For this problem, the integrated exponential model classifier and kernel mean matching significantly outperform all other methods on average. Integrated logistic regression and two-stage logistic regression are still significantly better than the i.i.d. baseline except for 32 test examples. We assume that the nonconvex integrated logistic regression is inferior to the convex integrated exponential model method because it runs into unfavorable local optima. (p.176)

# 9.10 Conclusion

We derived a discriminative model for learning under differing training and test distributions. The contribution of each training instance to the optimization problem ideally needs to be weighted with their test-to-training density ratio. We show that this ratio can be expressed – without modeling either training or test density - by a discriminative model that characterizes how much more likely an instance is to occur in the test sample than it is to occur in the training sample.

When Bayesian model averaging is unfeasible and the Bayes decision is unattainable, then one can choose the joint MAP hypothesis of both the parameters of the test-to-training model and the final classifier.
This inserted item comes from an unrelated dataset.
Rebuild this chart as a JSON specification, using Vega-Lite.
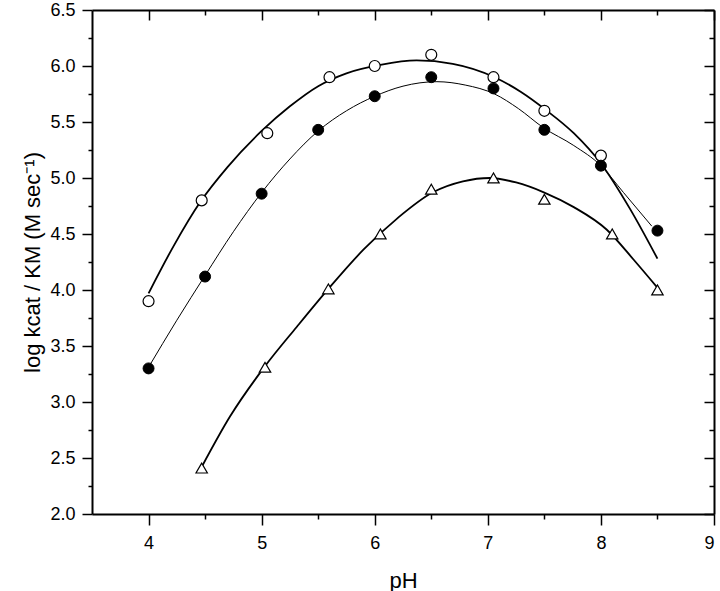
{
  "$schema": "https://vega.github.io/schema/vega-lite/v6.json",
  "autosize": "none",
  "width": 622,
  "height": 504,
  "padding": {"left": 92, "top": 10, "right": 6, "bottom": 77},
  "background": "white",
  "config": {
    "view": {"stroke": null},
    "font": "Liberation Sans",
    "axis": {"grid": false, "domainColor": "black", "domainWidth": 2, "tickColor": "black", "tickWidth": 1.5, "labelColor": "black", "titleColor": "black", "labelFont": "Liberation Sans", "titleFont": "Liberation Sans", "labelFontSize": 18, "titleFontSize": 22, "titleFontWeight": "normal"}
  },
  "datasets": {
    "pts": [
      {"series": "open", "pH": 4.0, "logk": 3.9},
      {"series": "open", "pH": 4.47, "logk": 4.8},
      {"series": "open", "pH": 5.05, "logk": 5.4},
      {"series": "open", "pH": 5.6, "logk": 5.9},
      {"series": "open", "pH": 6.0, "logk": 6.0},
      {"series": "open", "pH": 6.5, "logk": 6.1},
      {"series": "open", "pH": 7.05, "logk": 5.9},
      {"series": "open", "pH": 7.5, "logk": 5.6},
      {"series": "open", "pH": 8.0, "logk": 5.2},
      {"series": "filled", "pH": 4.0, "logk": 3.3},
      {"series": "filled", "pH": 4.5, "logk": 4.12},
      {"series": "filled", "pH": 5.0, "logk": 4.86},
      {"series": "filled", "pH": 5.5, "logk": 5.43},
      {"series": "filled", "pH": 6.0, "logk": 5.73},
      {"series": "filled", "pH": 6.5, "logk": 5.9},
      {"series": "filled", "pH": 7.05, "logk": 5.8},
      {"series": "filled", "pH": 7.5, "logk": 5.43},
      {"series": "filled", "pH": 8.0, "logk": 5.11},
      {"series": "filled", "pH": 8.5, "logk": 4.53},
      {"series": "triangle", "pH": 4.47, "logk": 2.41},
      {"series": "triangle", "pH": 5.03, "logk": 3.31},
      {"series": "triangle", "pH": 5.59, "logk": 4.01},
      {"series": "triangle", "pH": 6.05, "logk": 4.5},
      {"series": "triangle", "pH": 6.5, "logk": 4.9},
      {"series": "triangle", "pH": 7.05, "logk": 5.0},
      {"series": "triangle", "pH": 7.5, "logk": 4.81},
      {"series": "triangle", "pH": 8.1, "logk": 4.5},
      {"series": "triangle", "pH": 8.5, "logk": 4.0}
    ],
    "curves": [
      {"series": "open", "pH": 4.0, "logk": 3.97},
      {"series": "open", "pH": 4.22, "logk": 4.39},
      {"series": "open", "pH": 4.46, "logk": 4.79},
      {"series": "open", "pH": 4.7, "logk": 5.1},
      {"series": "open", "pH": 5.0, "logk": 5.42},
      {"series": "open", "pH": 5.25, "logk": 5.64},
      {"series": "open", "pH": 5.5, "logk": 5.82},
      {"series": "open", "pH": 5.75, "logk": 5.935},
      {"series": "open", "pH": 6.05, "logk": 6.01},
      {"series": "open", "pH": 6.37, "logk": 6.05},
      {"series": "open", "pH": 6.69, "logk": 6.02},
      {"series": "open", "pH": 7.06, "logk": 5.9},
      {"series": "open", "pH": 7.29, "logk": 5.77},
      {"series": "open", "pH": 7.51, "logk": 5.61},
      {"series": "open", "pH": 7.76, "logk": 5.4},
      {"series": "open", "pH": 8.0, "logk": 5.13},
      {"series": "open", "pH": 8.26, "logk": 4.72},
      {"series": "open", "pH": 8.5, "logk": 4.28},
      {"series": "filled", "pH": 4.0, "logk": 3.31},
      {"series": "filled", "pH": 4.25, "logk": 3.73},
      {"series": "filled", "pH": 4.5, "logk": 4.13},
      {"series": "filled", "pH": 4.75, "logk": 4.52},
      {"series": "filled", "pH": 5.0, "logk": 4.87},
      {"series": "filled", "pH": 5.25, "logk": 5.17},
      {"series": "filled", "pH": 5.5, "logk": 5.42},
      {"series": "filled", "pH": 5.75, "logk": 5.6},
      {"series": "filled", "pH": 6.0, "logk": 5.73},
      {"series": "filled", "pH": 6.25, "logk": 5.82},
      {"series": "filled", "pH": 6.55, "logk": 5.86},
      {"series": "filled", "pH": 6.8, "logk": 5.83},
      {"series": "filled", "pH": 7.06, "logk": 5.75},
      {"series": "filled", "pH": 7.27, "logk": 5.62},
      {"series": "filled", "pH": 7.49, "logk": 5.45},
      {"series": "filled", "pH": 7.76, "logk": 5.29},
      {"series": "filled", "pH": 8.0, "logk": 5.11},
      {"series": "filled", "pH": 8.2, "logk": 4.87},
      {"series": "filled", "pH": 8.45, "logk": 4.57},
      {"series": "triangle", "pH": 4.47, "logk": 2.42},
      {"series": "triangle", "pH": 4.72, "logk": 2.87},
      {"series": "triangle", "pH": 5.03, "logk": 3.32},
      {"series": "triangle", "pH": 5.31, "logk": 3.67},
      {"series": "triangle", "pH": 5.59, "logk": 4.01},
      {"series": "triangle", "pH": 5.9, "logk": 4.36},
      {"series": "triangle", "pH": 6.2, "logk": 4.64},
      {"series": "triangle", "pH": 6.51, "logk": 4.87},
      {"series": "triangle", "pH": 6.78, "logk": 4.97},
      {"series": "triangle", "pH": 7.02, "logk": 5.0},
      {"series": "triangle", "pH": 7.25, "logk": 4.96},
      {"series": "triangle", "pH": 7.5, "logk": 4.87},
      {"series": "triangle", "pH": 7.76, "logk": 4.74},
      {"series": "triangle", "pH": 8.05, "logk": 4.54},
      {"series": "triangle", "pH": 8.29, "logk": 4.27},
      {"series": "triangle", "pH": 8.5, "logk": 4.02}
    ]
  },
  "layer": [
    {
      "data": {"name": "curves"},
      "transform": [{"filter": "datum.series !== 'filled'"}],
      "mark": {"type": "line", "interpolate": "monotone", "color": "black", "strokeWidth": 1.8},
      "encoding": {
        "x": {"field": "pH", "type": "quantitative", "scale": {"domain": [3.5, 9], "nice": false, "zero": false},
          "axis": {"orient": "bottom", "title": "pH", "values": [4, 4.5, 5, 5.5, 6, 6.5, 7, 7.5, 8, 8.5, 9],
            "labelExpr": "datum.value % 1 === 0 ? format(datum.value, 'd') : ''",
            "tickSize": {"condition": {"test": "datum.value % 1 === 0", "value": 11}, "value": 5},
            "labelPadding": 9, "titlePadding": 18}},
        "y": {"field": "logk", "type": "quantitative", "scale": {"domain": [2, 6.5], "nice": false, "zero": false},
          "axis": {"orient": "left", "title": "log kcat / KM (M sec⁻¹)", "values": [2, 2.25, 2.5, 2.75, 3, 3.25, 3.5, 3.75, 4, 4.25, 4.5, 4.75, 5, 5.25, 5.5, 5.75, 6, 6.25, 6.5],
            "labelExpr": "(datum.value * 2) % 1 === 0 ? format(datum.value, '.1f') : ''",
            "tickSize": {"condition": {"test": "(datum.value * 2) % 1 === 0", "value": 10}, "value": 4},
            "labelPadding": 7, "titlePadding": 5}},
        "detail": {"field": "series"}
      }
    },
    {
      "data": {"name": "curves"},
      "transform": [{"filter": "datum.series === 'filled'"}],
      "mark": {"type": "line", "interpolate": "monotone", "color": "black", "strokeWidth": 1},
      "encoding": {
        "x": {"field": "pH", "type": "quantitative",
          "axis": {"orient": "top", "title": null, "labels": false, "values": [4, 4.5, 5, 5.5, 6, 6.5, 7, 7.5, 8, 8.5, 9],
            "tickSize": {"condition": {"test": "datum.value % 1 === 0", "value": -10}, "value": -5}}},
        "y": {"field": "logk", "type": "quantitative",
          "axis": {"orient": "right", "title": null, "labels": false, "values": [2, 2.25, 2.5, 2.75, 3, 3.25, 3.5, 3.75, 4, 4.25, 4.5, 4.75, 5, 5.25, 5.5, 5.75, 6, 6.25, 6.5],
            "tickSize": {"condition": {"test": "(datum.value * 2) % 1 === 0", "value": -10}, "value": -5}}}
      }
    },
    {
      "data": {"name": "pts"},
      "transform": [{"filter": "datum.series === 'open'"}],
      "mark": {"type": "point", "shape": "circle", "filled": true, "fill": "white", "stroke": "black", "strokeWidth": 1.2, "size": 120, "opacity": 1},
      "encoding": {
        "x": {"field": "pH", "type": "quantitative", "axis": null},
        "y": {"field": "logk", "type": "quantitative", "axis": null}
      }
    },
    {
      "data": {"name": "pts"},
      "transform": [{"filter": "datum.series === 'filled'"}],
      "mark": {"type": "point", "shape": "circle", "filled": true, "fill": "black", "stroke": "black", "strokeWidth": 1, "size": 120, "opacity": 1},
      "encoding": {
        "x": {"field": "pH", "type": "quantitative", "axis": null},
        "y": {"field": "logk", "type": "quantitative", "axis": null}
      }
    },
    {
      "data": {"name": "pts"},
      "transform": [{"filter": "datum.series === 'triangle'"}],
      "mark": {"type": "point", "shape": "triangle-up", "filled": true, "fill": "white", "stroke": "black", "strokeWidth": 1.2, "size": 130, "opacity": 1},
      "encoding": {
        "x": {"field": "pH", "type": "quantitative", "axis": null},
        "y": {"field": "logk", "type": "quantitative", "axis": null}
      }
    }
  ],
  "resolve": {"axis": {"x": "independent", "y": "independent"}}
}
Optimizing these dependent parameters sequentially incurs an additional approximation compared to solving the joint optimization problem.

We derived a primal and a kernelized Newton gradient descent procedure for the joint optimization problem. Theorem 9.4 specifies the condition for the convexity of optimization problem 9.3. Checking the condition using popular loss functions as models of the negative log-likelihoods reveals that optimization problem 9.3 is only convex with exponential loss.

(p.177) Empirically, we found that the models with discriminative density estimates outperform the i.i.d. baseline and the kernel density estimated model in almost all cases. For spam filtering the integrated and the two-step models perform similarly well. For land mine detection the convex integrated exponential model classifier and kernel mean matching significantly outperform all other methods.